Reception for NAIDOC Week
Minister for Environment and the Great Barrier Reef, Minister for Science and Minister for the Arts, the Honourable Leeanne Enoch MP; Speaker of the Legislative Assembly of Queensland, the Honourable Curtis Pitt MP; ladies and gentlemen.
Kaye and I are delighted to welcome you to Fernberg this evening in recognition of NAIDOC Week, and I respectfully acknowledge the Traditional Custodians of the lands around Brisbane, the Turrbal and Jagera peoples.

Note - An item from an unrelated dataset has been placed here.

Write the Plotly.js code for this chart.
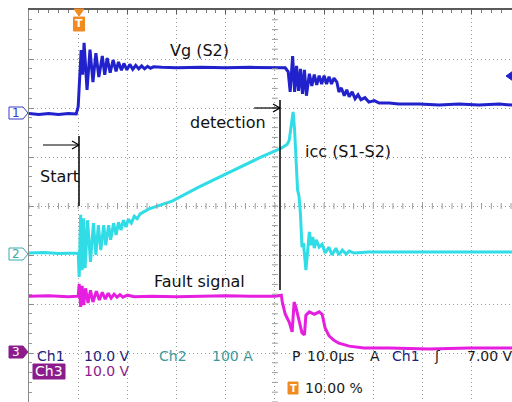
<!DOCTYPE html>
<html>
<head>
<meta charset="utf-8">
<script src="https://cdn.plot.ly/plotly-3.0.1.min.js"></script>
<style>html,body{margin:0;padding:0;background:#fff;}#chart{width:512px;height:402px;}</style>
</head>
<body>
<div id="chart"></div>
<script>
// ---- Data (time in µs, Vg in V, icc in A, fault signal in V) ----
const vgTime = [-10,-8,-6,-4,-2,-0.4,0,0.3,0.6,0.9,1.2,1.8,2.4,3.0,3.6,4.2,4.9,5.4,5.9,6.5,7.1,7.7,8.2,8.8,9.3,9.9,10.5,11.1,11.7,12.3,12.9,13.5,14.1,14.7,15.3,17,20,25,30,35,40,42.1,42.7,43.1,43.6,44.0,44.4,44.8,45.2,45.6,46.0,46.4,47.0,47.5,48.0,48.5,49.0,49.5,50.0,50.5,51.0,51.5,52.0,52.6,53.0,53.5,54.1,54.6,55.1,55.7,56.3,56.9,57.5,58.3,59.1,60.2,61.2,63.2,65.2,69.3,73.4,77.4,81.5,85.6,88.2];
const vgVolts = [0.1,-0.1,0.1,-0.1,0.1,0.0,1.5,9.0,13.0,8.0,14.5,4.9,13.1,6.5,12.4,7.5,11.8,8.0,11.4,8.4,11.0,8.7,10.6,8.9,10.3,9.0,10.1,9.1,9.9,9.2,9.8,9.2,9.7,9.3,9.6,9.5,9.4,9.5,9.4,9.5,9.4,9.4,8.6,4.5,11.8,4.5,9.8,4.7,9.2,4.1,9.0,3.7,8.2,5.7,8.0,5.9,7.8,6.1,7.8,6.1,7.6,6.1,7.3,6.5,4.5,5.3,3.7,4.9,3.5,4.5,3.1,3.9,2.9,3.3,2.4,2.7,2.2,2.2,2.0,2.0,1.8,2.0,1.8,2.0,1.8];

const iccTime = [-10,-7,-4,-1,-0.2,0.0,0.2,0.5,0.8,1.1,1.4,1.9,2.5,3.1,3.6,4.1,4.6,5.2,5.6,6.2,6.6,7.2,7.7,8.2,8.7,9.2,9.7,10.2,10.8,11.4,12.0,12.6,14.4,19.1,24.6,30.7,36.8,41.3,42.5,42.9,43.4,43.7,44.0,44.3,44.6,44.9,45.2,45.5,45.8,46.3,47.0,47.4,47.7,48.0,48.4,49.0,49.6,50.2,51.0,51.6,52.4,53.0,53.7,54.5,55.1,56.1,59.1,65.2,75.4,88.2];
const iccAmps = [0,1,-1,0,0,0,-49,78,-35,71,-31,67,-18,61,-4,57,6,57,16,57,27,61,37,63,47,67,53,69,61,75,70,80,90,106,135,165,194,214,222,230,271,288,251,184,129,116,78,12,20,-35,43,16,33,10,27,12,18,0,12,-4,10,-4,6,-2,4,0,2,2,2,2];

const faultTime = [-10,-6,-2,-0.3,0,0.2,0.5,0.8,1.1,1.5,2.0,2.5,3.0,3.7,4.3,4.9,5.5,6.1,6.7,7.3,7.9,8.5,9.1,10.0,11.4,15,20,25,30,35,40,41.3,41.5,42.1,42.9,43.5,43.9,44.3,44.9,45.5,46.0,46.3,47.0,48.0,49.0,49.6,50.2,51.0,52.0,53.0,55.1,58.1,63.2,71.3,79.5,88.2];
const faultVolts = [10.8,10.9,10.7,10.8,10.8,13.3,8.6,12.9,9.0,12.4,9.4,12.0,9.6,11.8,10.0,11.6,10.2,11.4,10.4,11.2,10.6,11.1,10.6,11.0,10.7,10.8,10.7,10.8,10.9,10.8,10.8,11.0,9.6,7.1,5.5,3.5,9.6,8.4,5.9,3.3,2.9,6.9,7.6,7.1,7.6,7.1,4.3,2.7,1.8,1.2,0.6,0.2,0.2,0.0,0.2,0.2];

// channel settings (scale per division, ground offset in divisions)
const ch1Scale = 10, ch1Offset = 1.88;
const ch2Scale = 100, ch2Offset = -0.96;
const ch3Scale = 10, ch3Offset = -2.92;

// ---- geometry helpers for decorations ----
const W = 512, H = 402, L = 29, T = 10, PW = 483, PH = 392;
const PX = px => (px - L) / PW;
const PY = py => (H - py) / PH;

const toDiv = (arr, s, o) => arr.map(v => v / s + o);

const traces = [
  {x: vgTime, y: toDiv(vgVolts, ch1Scale, ch1Offset), mode: 'lines', line: {color: '#2222cc', width: 3}, hoverinfo: 'skip'},
  {x: iccTime, y: toDiv(iccAmps, ch2Scale, ch2Offset), mode: 'lines', line: {color: '#30dde6', width: 3}, hoverinfo: 'skip'},
  {x: faultTime, y: toDiv(faultVolts, ch3Scale, ch3Offset), mode: 'lines', line: {color: '#e61ee0', width: 3}, hoverinfo: 'skip'}
];

const shapes = [];
// center crosshair tick marks
for (let k = -20; k <= 20; k++) {
  shapes.push({type: 'line', xref: 'x', yref: 'y', x0: 39.4, x1: 40.6, y0: k * 0.2, y1: k * 0.2, line: {color: '#9a9a9a', width: 1}});
}
for (let k = -5; k <= 44; k++) {
  shapes.push({type: 'line', xref: 'x', yref: 'y', x0: k * 2, x1: k * 2, y0: -0.06, y1: 0.06, line: {color: '#9a9a9a', width: 1}});
}
const seg = (x0, y0, x1, y1, c, w) => ({type: 'line', xref: 'paper', yref: 'paper', x0: PX(x0), y0: PY(y0), x1: PX(x1), y1: PY(y1), line: {color: c, width: w}});
const poly = (pts, fill, lc) => ({type: 'path', xref: 'paper', yref: 'paper',
  path: 'M ' + pts.map(p => PX(p[0]) + ',' + PY(p[1])).join(' L ') + ' Z',
  fillcolor: fill, line: {color: lc, width: 1}});
// start marker
shapes.push(seg(79, 136, 79, 206, '#000', 1.5));
shapes.push(seg(43, 145, 79, 145, '#000', 1.2));
shapes.push(seg(79, 145, 72, 141, '#000', 1.2));
shapes.push(seg(79, 145, 72, 149, '#000', 1.2));
// detection marker
shapes.push(seg(280, 100, 280, 290, '#000', 1.5));
shapes.push(seg(254, 108, 280, 108, '#000', 1.2));
shapes.push(seg(280, 108, 273, 104, '#000', 1.2));
shapes.push(seg(280, 108, 273, 112, '#000', 1.2));
// channel tags
shapes.push(poly([[9,107],[23,107],[28,113],[23,119],[9,119]], '#ffffff', '#3a3ac8'));
shapes.push(poly([[9,248],[23,248],[28,254],[23,260],[9,260]], '#ffffff', '#3aa8a8'));
shapes.push(poly([[9,346],[23,346],[28,352],[23,358],[9,358]], '#8c1c8c', '#8c1c8c'));
// trigger marker top
shapes.push(poly([[74,9],[84,9],[79,16]], '#f28a22', '#f28a22'));
shapes.push(poly([[73.5,17],[84.5,17],[84.5,31],[73.5,31]], '#f28a22', '#f28a22'));
// trigger level marker right
shapes.push(poly([[513,71],[506,76],[513,81]], '#2222cc', '#2222cc'));
// Ch3 label box
shapes.push(poly([[33,364],[65,364],[65,379],[33,379]], '#8c1c8c', '#8c1c8c'));
// bottom T icon
shapes.push(poly([[288,382],[298,382],[298,394],[288,394]], '#f28a22', '#f28a22'));

const FONT = 'DejaVu Sans, Verdana, sans-serif';
const txt = (s, x, y, size, color, anchor) => ({text: s, xref: 'paper', yref: 'paper', x: PX(x), y: PY(y),
  xanchor: anchor || 'left', yanchor: 'middle', showarrow: false, font: {family: FONT, size: size, color: color}});

const annotations = [
  txt('Vg (S2)', 168, 51, 16, '#111'),
  txt('detection', 188, 122, 16, '#111'),
  txt('icc (S1-S2)', 303, 151, 16, '#111'),
  txt('Start', 38, 176, 16, '#111'),
  txt('Fault signal', 152, 281, 16, '#111'),
  txt('1', 16, 113, 12, '#3a3ac8', 'center'),
  txt('2', 16, 254, 12, '#3aa8a8', 'center'),
  txt('3', 16, 352, 12, '#ffffff', 'center'),
  txt('<b>T</b>', 79, 24, 11, '#ffffff', 'center'),
  txt('<b>T</b>', 293, 388, 10, '#ffffff', 'center'),
  txt('Ch1', 35, 356, 14, '#22227a'),
  txt('10.0 V', 82, 356, 14, '#22227a'),
  txt('Ch2', 157, 356, 14, '#3a9a9a'),
  txt('100 A', 210, 356, 14, '#3a9a9a'),
  txt('P', 290, 356, 14, '#1a1a1a'),
  txt('10.0µs', 305, 356, 14, '#1a1a1a'),
  txt('A', 368, 356, 14, '#1a1a1a'),
  txt('Ch1', 390, 356, 14, '#22227a'),
  txt('ʃ', 432, 356, 14, '#1a1a1a'),
  txt('7.00 V', 465, 356, 14, '#1a1a1a'),
  txt('Ch3', 49, 371, 14, '#ffffff', 'center'),
  txt('10.0 V', 82, 371, 14, '#8c1c8c'),
  txt('10.00 %', 303, 388, 14, '#1a1a1a')
];

const layout = {
  width: W, height: H,
  margin: {l: L, r: 0, t: T, b: 0, pad: 0},
  paper_bgcolor: '#ffffff', plot_bgcolor: '#ffffff',
  showlegend: false,
  xaxis: {range: [-10, 88.2], side: 'top', dtick: 10, tick0: 0, showgrid: true, gridcolor: '#9a9a9a', griddash: '1px,3px', gridwidth: 1,
    zeroline: false, showline: true, linecolor: '#5a5a5a', linewidth: 2, ticks: 'inside', ticklen: 4, tickcolor: '#5a5a5a', showticklabels: false,
    minor: {dtick: 2, ticks: 'inside', ticklen: 3, tickcolor: '#7a7a7a', showgrid: false}, fixedrange: true},
  yaxis: {range: [-4, 4], dtick: 1, tick0: 0, showgrid: true, gridcolor: '#9a9a9a', griddash: '1px,3px', gridwidth: 1,
    zeroline: false, showline: true, linecolor: '#8a8a8a', linewidth: 1.5, ticks: 'inside', ticklen: 4, tickcolor: '#8a8a8a', showticklabels: false,
    minor: {dtick: 0.2, ticks: 'inside', ticklen: 3, tickcolor: '#9a9a9a', showgrid: false}, fixedrange: true},
  shapes: shapes,
  annotations: annotations
};

Plotly.newPlot('chart', traces, layout, {displayModeBar: false, staticPlot: true});
</script>
</body>
</html>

We are very pleased to have Minister Enoch with us this evening. I have heard the Minister speak inspirationally about our wonderful Indigenous heritage at two recent events – the Commonwealth Games, and later at the National Trust Heritage Awards. The Minister not only reminds us of issues of significance, but she inspires us.
NAIDOC Week is a time to celebrate indigenous achievement, and to acknowledge those outstanding individuals who will be recognised at the eagerly anticipated NAIDOC Awards Ceremony, this year held on Gadigal land in Sydney.
The 2018 theme, Because of Her, We Can!, is one that resonates throughout the community, indigenous and non-indigenous alike.
NAIDOC Week has been a fixture on the national calendar since 1975, and it is encouraging to see its reach extend ever further each year.
Part of the great opportunity as Governor is to visit people all around Queensland. That has included, over the past 4 years, many Indigenous communities, and we are to visit more during Regional Government House in August. These have been most enriching experiences for Kaye and me, and, we hope, for those we have been privileged to meet.
Last Saturday I was at the Out of the Box Festival at QPAC and I was reassured by the Indigenous focus, especially for very young people. Nothing is ever gained by over-stating things; but much can be lost by under-statement.
The Aboriginal and Torres Strait original influences – which are not threads, but a seam – not only enrich us all, as we say so often, but go to define us; as with town and remote country.
We are here on this planet for but a short, rather evanescent, moment. But in that context we are simply and constantly amazed to realise this present civilization dates from so long ago. It was, then, a rich civilization, and still is.
And while we remain on our journey towards comparable advantage in our society, we should not, out of some sense of self-deprecation, forget the strides made over recent decades.
Kaye and I are honoured to note our direct association, familially, with Indigenous Queenslanders. In terms of progress, we do now have a District Court Judge in Queensland who is Aboriginal, and Kaye and I are so proud of our Indigenous granddaughter – whose other grandparents and great aunt are here this evening.
Symbolism also matters. My Kalkadoon didgeridoo from Mt Isa now rests in the Drawing Room of Government House, and the Aurukun dogs guard the front doors.
And this evening, beyond symbolism, we have you here. Thank you for joining us, as all of us commit ourselves to living together as mutually supportive Queenslanders – Australians, and as we work towards an even fairer, more just society.